Fairly recently, RStudio has added support for beautiful reveal.js-based HTML presentations generated from RMarkdown (with some extensions). These are different from earlier HTML presentation formats provided by the rmarkdown
R package, which relied on ioslides or Slidy.
Is it possible to compile such a presentation to HTML without having recourse to RStudio? I.e. is there a pure R function which will, given an R presentation source file, generate the same result as the IDE?
P.S. I suppose the underlying R package doing the conversion is revealjs
by JJ Allaire, but on its own, it doesn't recognize some of the syntax extensions (e.g. those for customizing appearance by putting css: custom.css
under the title of the first slide), which makes me think there must be an additional wrapper around it.
You can use the standard rmarkdown::render()
function with the revealjs::revealjs_presentation
format in the YAML header. Resources like custom.css
are referenced relative to the Rmd location so there is no need to specify these within the render()
step.
It's not a drop-in replacement though. The revealjs
package, as it's available from CRAN, ships with a different (newer) version of the reveal.js library than the one used internally by RStudio (3.2 vs 2.4 as of March 8th, 2016). The default settings (e.g. transitions) are also different, so they need tweaking.

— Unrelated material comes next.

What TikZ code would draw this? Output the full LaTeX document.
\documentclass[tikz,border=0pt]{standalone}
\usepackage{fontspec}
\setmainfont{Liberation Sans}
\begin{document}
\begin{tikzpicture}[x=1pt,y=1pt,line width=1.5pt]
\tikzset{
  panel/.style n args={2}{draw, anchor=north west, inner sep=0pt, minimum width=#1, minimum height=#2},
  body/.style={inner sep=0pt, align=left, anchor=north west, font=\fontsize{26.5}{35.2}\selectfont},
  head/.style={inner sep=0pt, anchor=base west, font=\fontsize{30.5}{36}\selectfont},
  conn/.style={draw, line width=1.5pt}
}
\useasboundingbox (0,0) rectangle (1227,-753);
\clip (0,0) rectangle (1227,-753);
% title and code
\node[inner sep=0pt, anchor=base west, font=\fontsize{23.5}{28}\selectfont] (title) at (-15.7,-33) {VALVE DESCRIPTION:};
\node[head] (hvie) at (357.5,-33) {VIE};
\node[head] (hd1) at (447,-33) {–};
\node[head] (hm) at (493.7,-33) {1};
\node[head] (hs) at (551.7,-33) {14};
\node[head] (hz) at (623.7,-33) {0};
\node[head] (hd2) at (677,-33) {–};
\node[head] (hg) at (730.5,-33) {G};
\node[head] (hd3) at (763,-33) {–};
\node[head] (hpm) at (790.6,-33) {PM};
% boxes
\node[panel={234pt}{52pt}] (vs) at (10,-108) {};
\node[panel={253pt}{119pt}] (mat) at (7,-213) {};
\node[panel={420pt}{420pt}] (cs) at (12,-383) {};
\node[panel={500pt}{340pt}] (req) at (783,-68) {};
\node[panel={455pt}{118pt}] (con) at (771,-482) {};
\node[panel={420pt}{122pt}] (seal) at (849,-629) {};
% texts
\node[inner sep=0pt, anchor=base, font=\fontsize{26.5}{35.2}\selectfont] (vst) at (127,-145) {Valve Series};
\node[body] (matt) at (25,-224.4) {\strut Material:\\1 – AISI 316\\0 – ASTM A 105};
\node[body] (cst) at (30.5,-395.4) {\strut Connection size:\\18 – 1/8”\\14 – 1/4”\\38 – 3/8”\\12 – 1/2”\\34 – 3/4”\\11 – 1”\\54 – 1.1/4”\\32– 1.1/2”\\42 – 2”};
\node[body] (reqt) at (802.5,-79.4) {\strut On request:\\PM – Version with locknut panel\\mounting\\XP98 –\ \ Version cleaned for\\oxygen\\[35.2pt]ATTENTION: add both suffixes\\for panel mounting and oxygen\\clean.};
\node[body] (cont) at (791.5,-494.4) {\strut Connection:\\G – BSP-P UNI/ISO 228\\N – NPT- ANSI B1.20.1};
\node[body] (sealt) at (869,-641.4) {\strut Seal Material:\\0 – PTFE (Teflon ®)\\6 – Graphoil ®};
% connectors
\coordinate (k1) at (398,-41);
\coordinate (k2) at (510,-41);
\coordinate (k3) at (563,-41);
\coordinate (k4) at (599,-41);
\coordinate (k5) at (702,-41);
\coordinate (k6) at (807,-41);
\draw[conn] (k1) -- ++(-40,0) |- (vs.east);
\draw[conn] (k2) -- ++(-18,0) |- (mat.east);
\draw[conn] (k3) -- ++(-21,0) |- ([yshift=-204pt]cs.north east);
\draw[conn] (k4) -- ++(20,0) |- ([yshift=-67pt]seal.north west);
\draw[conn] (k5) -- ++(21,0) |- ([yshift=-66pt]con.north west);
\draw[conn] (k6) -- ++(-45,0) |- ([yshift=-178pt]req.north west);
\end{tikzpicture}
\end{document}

Circumspection is also warranted with the version of pandoc used as the workhorse for the Markdown → HTML conversion, as RStudio may internally be using an older one with different templates. All of this means that you may need to rework your customizations (e.g. css tweaks).
There are also syntax differences -- the metadata can't go under the first heading of the presentation (i.e. the title):
Presentation title
==================
author: Foo Bar
css: custom.css
Instead, they have to be put in a traditional RMarkdown YAML header:
---
author: Foo Bar
css: custom.css
---
I'm not sure whether per-slide special settings like incremental: true
(which are put under the respective slide's heading in the RPresentation format) are recognized at all.